Agile teaches a different approach:


  • start with the people who will use it,

  • ship something workable sooner (even if it isn’t “perfect”),

  • collect feedback while it’s still easy to adjust,

  • and improve in small iterations instead of betting everything on a big launch.


That’s where the “magic” shows up. Not because Agile is trendy, but because it reduces friction, increases ownership, and makes adoption far more likely.


The Biggest Misconception: Agile = “No Documentation”


This is where risk folks tend to flinch. The manifesto’s “working software over comprehensive documentation” line can sound like: “Let’s wing it and hope for the best.”


That’s not the point.


Agile doesn’t mean no documentation. It means “document what matters, when it matters, at the level it matters.”


For risk teams, that can look like:


  • a one-page process overview before a 30-page procedure manual,

  • a simple decision tree before a complex workflow diagram,

  • “here’s the minimum viable control” before “here’s 47 control statements nobody can operationalize.”


In other words: write documentation that gets used.


A Practical Agile-Inspired Playbook for Risk Teams


If you’re trying to introduce a new process (or fix a broken one), here’s an Agile-style way to do it without turning the initiative into a year-long science project.


1) Start with the stakeholder reality, not the risk team ideal


Ask the people who will use the process:


  • What’s painful today?

  • Where do you lose time?

  • What do you wish you had?

  • What would make this feel easier—not harder?


You’ll get two gifts:


  1. real requirements, and

  2. early buy-in because people feel heard.


2) Build the “minimum viable process”


Before you roll out the Cadillac, build the bicycle.


Define:


  • the goal of the process (what it protects/enables),

  • who needs to do what,

  • the simplest workflow that still works,

  • and what “done” looks like.


This step alone does wonders for adoption, and it aligns beautifully with agile methodology because it makes improvement continuous instead of hypothetical.


3) Pilot it with a small group


Pick one team or one business line that’s willing to test-drive it. Keep the pilot short and specific.


Then ask:


  • What confused you?

  • What slowed you down?

  • What did you ignore?

  • What did you improvise around?


Those answers are gold.


4) Iterate with quick, visible changes


Nothing earns trust faster than listening and adjusting.


Even small improvements like:


  • clearer language,

  • fewer handoffs,

  • a simpler intake form,

  • better examples,

  • or one template instead of five…


…can dramatically improve adoption.


5) Create a lightweight feedback loop


Agile teams use retrospectives. Risk teams can too.
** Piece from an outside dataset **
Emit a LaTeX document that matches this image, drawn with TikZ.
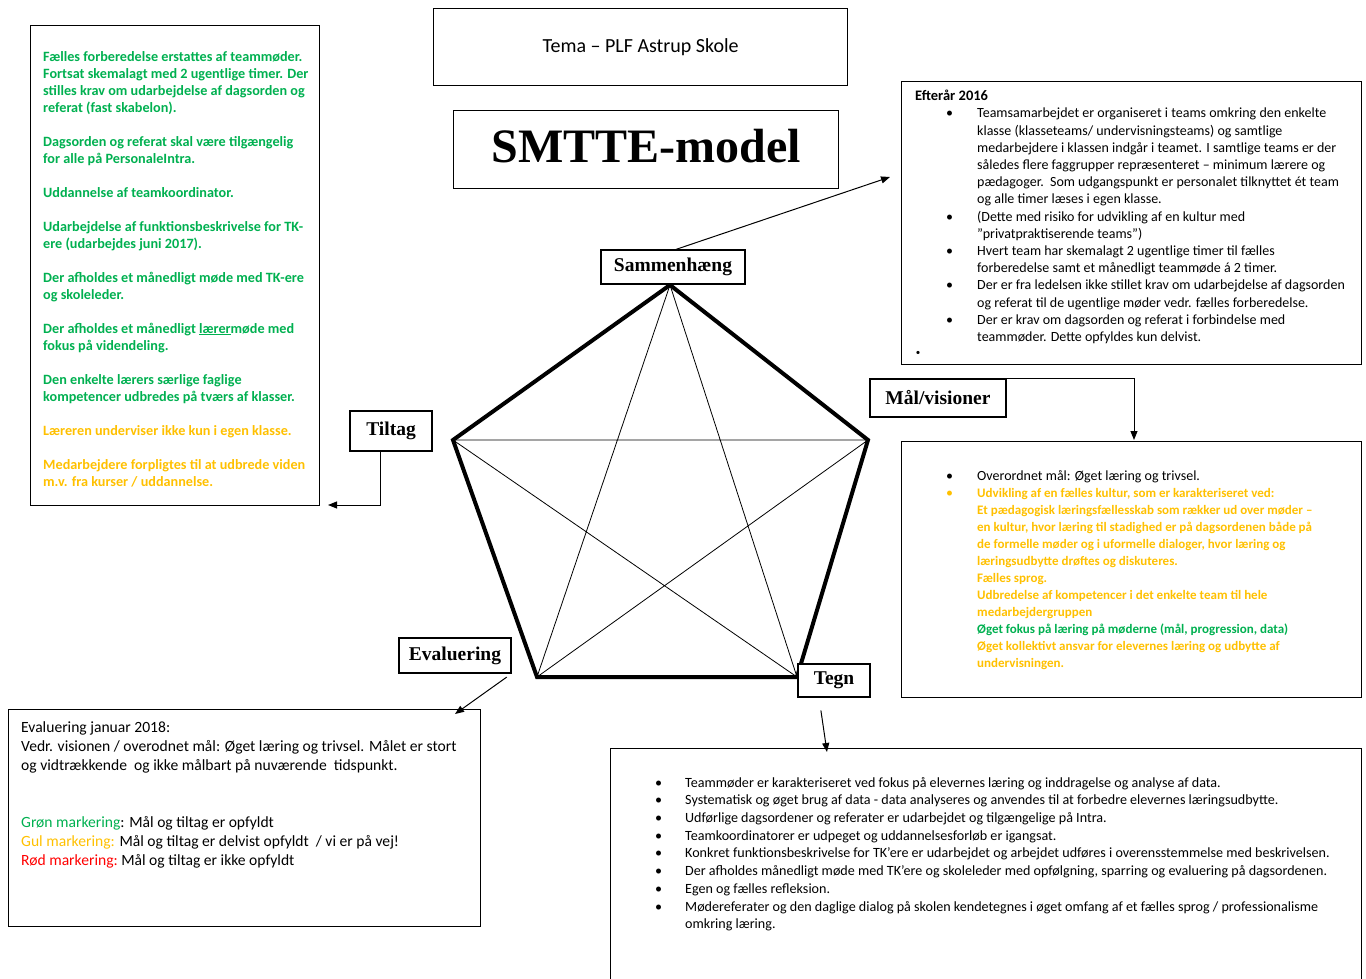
\documentclass[tikz,border=0pt]{standalone}
\usepackage{fontspec}
\setmainfont{Carlito}
\newfontfamily\lblfont{Liberation Serif}
\usetikzlibrary{arrows.meta}
\definecolor{grn}{HTML}{00B050}
\definecolor{org}{HTML}{FFC000}
\definecolor{rod}{HTML}{FF0000}
\newcommand{\bul}[1]{\makebox[#1][l]{\textbullet}}
\newcommand{\ind}[1]{\hspace*{#1}}
\newcommand{\gul}[1]{\textcolor{org}{\bfseries\fontsize{13}{17}\selectfont #1}}
\newcommand{\gron}[1]{\textcolor{grn}{\bfseries\fontsize{13}{17}\selectfont #1}}

\begin{document}
\begin{tikzpicture}[x=1pt, y=-1pt,
    frame/.style={draw, line width=1.2pt, inner sep=0pt, anchor=north west},
    lbl/.style={draw, fill=white, line width=1.2pt, inner sep=0pt, font=\lblfont\bfseries\fontsize{19.5}{21}\selectfont},
    txt/.style={anchor=north west, inner sep=0pt, align=left},
    rim/.style={line width=4pt},
    arr/.style={line width=1pt, -{Triangle[length=9pt, width=7pt]}}]
  \useasboundingbox (0,0) rectangle (1366,979);

  % headings
  \node[frame, minimum width=414pt, minimum height=77pt, font=\fontsize{20}{22}\selectfont] (tema) at (433,8) {\raisebox{-8pt}{Tema -- PLF Astrup Skole}};
  \node[frame, minimum width=385pt, minimum height=78pt, font=\lblfont\bfseries\fontsize{48}{50}\selectfont] (smtte) at (453,110) {\raisebox{8pt}{SMTTE-model}};

  % pentagon
  \coordinate (ptop) at (670,285);
  \coordinate (plt) at (453,440);
  \coordinate (prt) at (868,440);
  \coordinate (pbl) at (537,677);
  \coordinate (pbr) at (797,677);
  \draw[line width=0.8pt] (ptop) -- (pbl) (ptop) -- (pbr) (plt) -- (prt) (plt) -- (pbr) (prt) -- (pbl);
  \draw[rim] (ptop) -- (prt) -- (pbr) -- (pbl) -- (plt) -- cycle;

  % corner labels
  \node[lbl, minimum width=144pt, minimum height=34pt] (samm) at (673,267) {Sammenhæng};
  \node[lbl, minimum width=82pt, minimum height=40pt] (tiltag) at (391,431) {Tiltag};
  \node[lbl, minimum width=136pt, minimum height=38pt] (maal) at (938,398) {Mål/visioner};
  \node[lbl, minimum width=112pt, minimum height=35pt] (evalu) at (455,655.5) {Evaluering};
  \node[lbl, minimum width=72pt, minimum height=33pt] (tegn) at (834,680.5) {Tegn};

  % content boxes
  \node[frame, minimum width=289pt, minimum height=480pt] (tiltagbox) at (30,25) {};
  \node[frame, minimum width=460pt, minimum height=283pt] (sammbox) at (901,81) {};
  \node[frame, minimum width=460pt, minimum height=256pt] (maalbox) at (901,441) {};
  \node[frame, minimum width=751pt, minimum height=245pt] (tegnbox) at (610,748) {};
  \node[frame, minimum width=472pt, minimum height=217pt] (evalbox) at (8,709) {};

  % arrows
  \coordinate (sammtip) at (890,177);
  \coordinate (tiltagtip) at (328,505);
  \coordinate (maaltip) at (1134,440);
  \coordinate (evaltip) at (455,714);
  \coordinate (tegntip) at (827,752);
  \draw[arr] ([xshift=3pt]samm.north) -- (sammtip);
  \draw[arr] ([xshift=-11pt]tiltag.south) |- (tiltagtip);
  \draw[arr] (maal.north east) -| (maaltip);
  \draw[arr, shorten <=6pt] (evalu.south east) -- (evaltip);
  \draw[arr, shorten <=13pt] ([xshift=-15pt]tegn.south) -- (tegntip);

  % texts
  \node[txt, text=grn, font=\bfseries\fontsize{14.2}{17}\selectfont] (tiltagtxt) at (43,51) {Fælles forberedelse erstattes af teammøder.\\
    Fortsat skemalagt med 2 ugentlige timer. Der\\
    stilles krav om udarbejdelse af dagsorden og\\
    referat (fast skabelon).\\[17pt]
    Dagsorden og referat skal være tilgængelig\\
    for alle på PersonaleIntra.\\[17pt]
    Uddannelse af teamkoordinator.\\[17pt]
    Udarbejdelse af funktionsbeskrivelse for TK-\\
    ere (udarbejdes juni 2017).\\[17pt]
    Der afholdes et månedligt møde med TK-ere\\
    og skoleleder.\\[17pt]
    Der afholdes et månedligt \underline{lærer}møde med\\
    fokus på videndeling.\\[17pt]
    Den enkelte lærers særlige faglige\\
    kompetencer udbredes på tværs af klasser.\\[17pt]
    \textcolor{org}{Læreren underviser ikke kun i egen klasse.}\\[17pt]
    \textcolor{org}{Medarbejdere forpligtes til at udbrede viden}\\
    \textcolor{org}{m.v. fra kurser / uddannelse.}};

  \node[txt, font=\bfseries\fontsize{14.5}{17}\selectfont] (sammhead) at (915,90) {Efterår 2016};
  \node[txt, font=\fontsize{14}{17.2}\selectfont] (sammtxt) at (946,108) {\bul{31pt}Teamsamarbejdet er organiseret i teams omkring den enkelte\\
    \ind{31pt}klasse (klasseteams/ undervisningsteams) og samtlige\\
    \ind{31pt}medarbejdere i klassen indgår i teamet. I samtlige teams er der\\
    \ind{31pt}således flere faggrupper repræsenteret -- minimum lærere og\\
    \ind{31pt}pædagoger.\ \ Som udgangspunkt er personalet tilknyttet ét team\\
    \ind{31pt}og alle timer læses i egen klasse.\\
    \bul{31pt}(Dette med risiko for udvikling af en kultur med\\
    \ind{31pt}”privatpraktiserende teams”)\\
    \bul{31pt}Hvert team har skemalagt 2 ugentlige timer til fælles\\
    \ind{31pt}forberedelse samt et månedligt teammøde á 2 timer.\\
    \bul{31pt}Der er fra ledelsen ikke stillet krav om udarbejdelse af dagsorden\\
    \ind{31pt}og referat til de ugentlige møder vedr. fælles forberedelse.\\
    \bul{31pt}Der er krav om dagsorden og referat i forbindelse med\\
    \ind{31pt}teammøder. Dette opfyldes kun delvist.};
  \node[inner sep=0pt, font=\fontsize{9}{10}\selectfont] (sammdot) at (918,353) {\textbullet};

  \node[txt, font=\fontsize{14}{17}\selectfont] (maaltxt) at (946,470) {\bul{31pt}Overordnet mål: Øget læring og trivsel.\\
    \textcolor{org}{\bul{31pt}}\gul{Udvikling af en fælles kultur, som er karakteriseret ved:}\\
    \ind{31pt}\gul{Et pædagogisk læringsfællesskab som rækker ud over møder --}\\
    \ind{31pt}\gul{en kultur, hvor læring til stadighed er på dagsordenen både på}\\
    \ind{31pt}\gul{de formelle møder og i uformelle dialoger, hvor læring og}\\
    \ind{31pt}\gul{læringsudbytte drøftes og diskuteres.}\\
    \ind{31pt}\gul{Fælles sprog.}\\
    \ind{31pt}\gul{Udbredelse af kompetencer i det enkelte team til hele}\\
    \ind{31pt}\gul{medarbejdergruppen}\\
    \ind{31pt}\gron{Øget fokus på læring på møderne (mål, progression, data)}\\
    \ind{31pt}\gul{Øget kollektivt ansvar for elevernes læring og udbytte af}\\
    \ind{31pt}\gul{undervisningen.}};

  \node[txt, font=\fontsize{14.1}{17.7}\selectfont] (tegntxt) at (655,777) {\bul{30pt}Teammøder er karakteriseret ved fokus på elevernes læring og inddragelse og analyse af data.\\
    \bul{30pt}Systematisk og øget brug af data - data analyseres og anvendes til at forbedre elevernes læringsudbytte.\\
    \bul{30pt}Udførlige dagsordener og referater er udarbejdet og tilgængelige på Intra.\\
    \bul{30pt}Teamkoordinatorer er udpeget og uddannelsesforløb er igangsat.\\
    \bul{30pt}Konkret funktionsbeskrivelse for TK’ere er udarbejdet og arbejdet udføres i overensstemmelse med beskrivelsen.\\
    \bul{30pt}Der afholdes månedligt møde med TK’ere og skoleleder med opfølgning, sparring og evaluering på dagsordenen.\\
    \bul{30pt}Egen og fælles refleksion.\\
    \bul{30pt}Mødereferater og den daglige dialog på skolen kendetegnes i øget omfang af et fælles sprog / professionalisme\\
    \ind{30pt}omkring læring.};

  \node[txt, font=\fontsize{15.6}{19}\selectfont] (evaltxt) at (21,721) {Evaluering januar 2018:\\
    Vedr. visionen / overodnet mål: Øget læring og trivsel. Målet er stort\\
    og vidtrækkende\ \ og ikke målbart på nuværende\ \ tidspunkt.\\[38pt]
    \textcolor{grn}{Grøn markering}: Mål og tiltag er opfyldt\\
    \textcolor{org}{Gul markering:} Mål og tiltag er delvist opfyldt\ \ / vi er på vej!\\
    \textcolor{rod}{Rød markering:}\ Mål og tiltag er ikke opfyldt};
\end{tikzpicture}
\end{document}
A 15-minute check-in after a month of use can prevent a “slow death by avoidance.”


This is also where a proactive risk management approach shines, because it turns feedback into stronger decisions and better execution instead of repeating the same pain points for years.


Agile = Mindset


Agile isn’t just a software thing. It’s a mindset that helps teams build better workflows by prioritizing people, feedback, and adaptability.


And when the goal is getting buy-in for a new process, those three things matter more than perfection.


If you’ve ever rolled out a “perfect” process that nobody used (we’ve all been there), borrowing a few ideas from agile methodology can be the difference between a process that looks good on paper and one that actually works in the real world.